たとえば、週に4日間10時間働いて3日休みをとったり、繁忙期で1日の労働時間が多くなった時は翌日以降の労働時間を減らしたりなど、変則的な出勤をすることがあります。
保育園は年度初めや年度末、行事前後などの繁忙期は残業が多くなることもあるので、それを見越して変形労働時間制を採用している保育園も多いです。
変形労働時間制で休日が午前半休と午後半休を組み合わせて一日とする場合もあるので、休日がしっかり取れるか確認しておきましょう。
「完全週休2日」と「週休2日」は異なる
「完全週休2日」は、毎週2日必ず休みがあります。1ヶ月に8日以上の休みが取れる計算です。
「週休2日」は、1カ月のうちに1回以上、1週間に2日休みがあるという意味です。
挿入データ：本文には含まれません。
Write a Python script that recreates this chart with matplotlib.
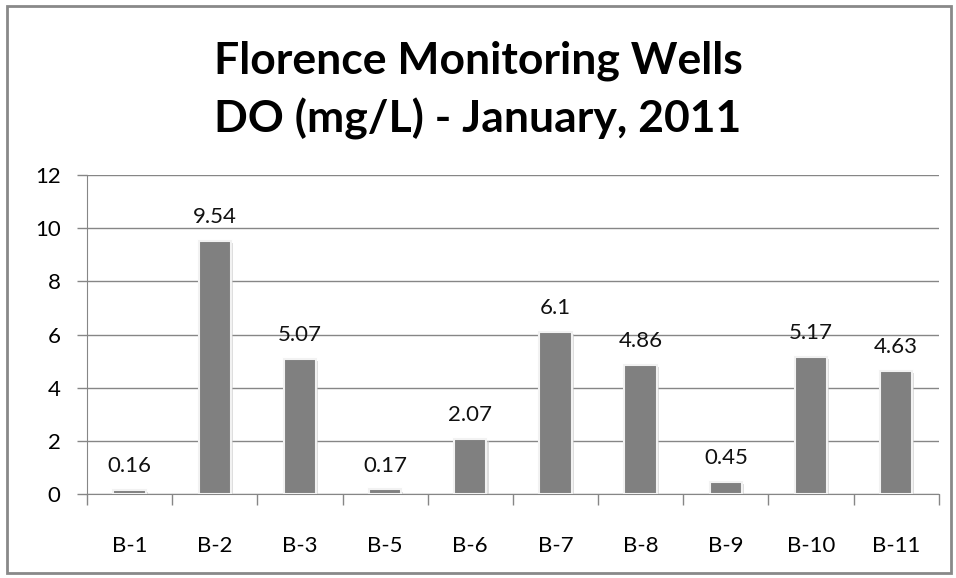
import matplotlib.pyplot as plt
from matplotlib.patches import Rectangle
import matplotlib.patheffects as pe

# data
wells = ["B-1", "B-2", "B-3", "B-5", "B-6", "B-7", "B-8", "B-9", "B-10", "B-11"]
do_values = [0.16, 9.54, 5.07, 0.17, 2.07, 6.1, 4.86, 0.45, 5.17, 4.63]
value_labels = ["0.16", "9.54", "5.07", "0.17", "2.07", "6.1", "4.86", "0.45", "5.17", "4.63"]
y_ticks = [0, 2, 4, 6, 8, 10, 12]

plt.rcParams["font.family"] = ["Lato", "DejaVu Sans"]

fig = plt.figure(figsize=(9.56, 5.78), dpi=100)
fig.patch.set_facecolor("white")

# chart border
fig.patches.append(Rectangle((7 / 956, 5 / 578), 944 / 956, 567 / 578,
                             transform=fig.transFigure, fill=False,
                             edgecolor="#898989", linewidth=2))

ax = fig.add_axes([0.091, 0.1453, 0.891, 0.5517])

x = list(range(len(wells)))
bars = ax.bar(x, do_values, width=0.38, color="#808080",
              edgecolor="#f2f2f2", linewidth=1.5, zorder=3)
for b in bars:
    b.set_path_effects([pe.SimplePatchShadow(offset=(1.5, -1.5), shadow_rgbFace="#c8c8c8", alpha=0.6),
                        pe.Normal()])

for xi, v, lab in zip(x, do_values, value_labels):
    ax.annotate(lab, (xi, v), xytext=(0, 10), textcoords="offset points",
                ha="center", va="bottom", fontsize=16, color="#111111")

ax.set_xlim(-0.5, len(wells) - 0.5)
ax.set_ylim(0, 12)
ax.set_yticks(y_ticks)
ax.set_yticklabels([str(t) for t in y_ticks], fontsize=16)

ax.set_xticks([i - 0.5 for i in range(len(wells) + 1)])
ax.set_xticklabels([])
ax.set_xticks(x, minor=True)
ax.set_xticklabels(wells, minor=True, fontsize=16)
ax.tick_params(axis="x", which="major", length=8, color="#868686", width=1)
ax.tick_params(axis="x", which="minor", length=0, pad=30)
ax.tick_params(axis="y", length=7, color="#868686", width=1, pad=12)

ax.grid(axis="y", color="#868686", linewidth=1, zorder=0)
ax.set_axisbelow(True)
for side in ["top", "right"]:
    ax.spines[side].set_visible(False)
ax.spines["left"].set_color("#868686")
ax.spines["bottom"].set_color("#868686")

fig.text(0.5, 0.895, "Florence Monitoring Wells", ha="center", va="center",
         fontsize=32, fontweight="bold")
fig.text(0.5, 0.795, "DO (mg/L) - January, 2011", ha="center", va="center",
         fontsize=32, fontweight="bold")

fig.savefig("out.png", dpi=100)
「完全週休2日」と異なり、毎週2日の休みが保証されているわけではありません。
「週休2日」は1ヶ月に5日休みが平均なので、「完全週休2日」よりも休みが少ない場合が多いです。
「完全週休2日」と「週休2日」は似て非なるものですが、言葉がよく似ているので注意してくださいね。
求人票の条件を比較して希望にマッチした職場を探そう
求人票だけではすべてを判断できませんが、求人票の段階である程度は希望にマッチした職場を絞り込んでいきましょう。あとは面接で詳しく話を聞き、どの職場が自分の希望に沿っているかを判断していくのが保育士の転職活動のおおまかな流れです。
額面や月給の高い安いだけで判断すると、入社してから後悔するかもしれません。給与だけでなく、残業代や勤務形態などをしっかり確認しておくことが大事です。
「完全週休2日」と「週休2日」では月の休みの日数が異なるので、その点も注意して求人票をご覧になってくださいね。
おわりに
求人票は表面通りに解釈するのではなく、なぜ固定残業代を採用しているのか? なぜ変形労働時間制であるのか? といったことを考えてみてください。求人票だけで完全に読み解くのは難しいので、わからないことは直接確認し、転職後に条件面でトラブルにならないようにしましょう。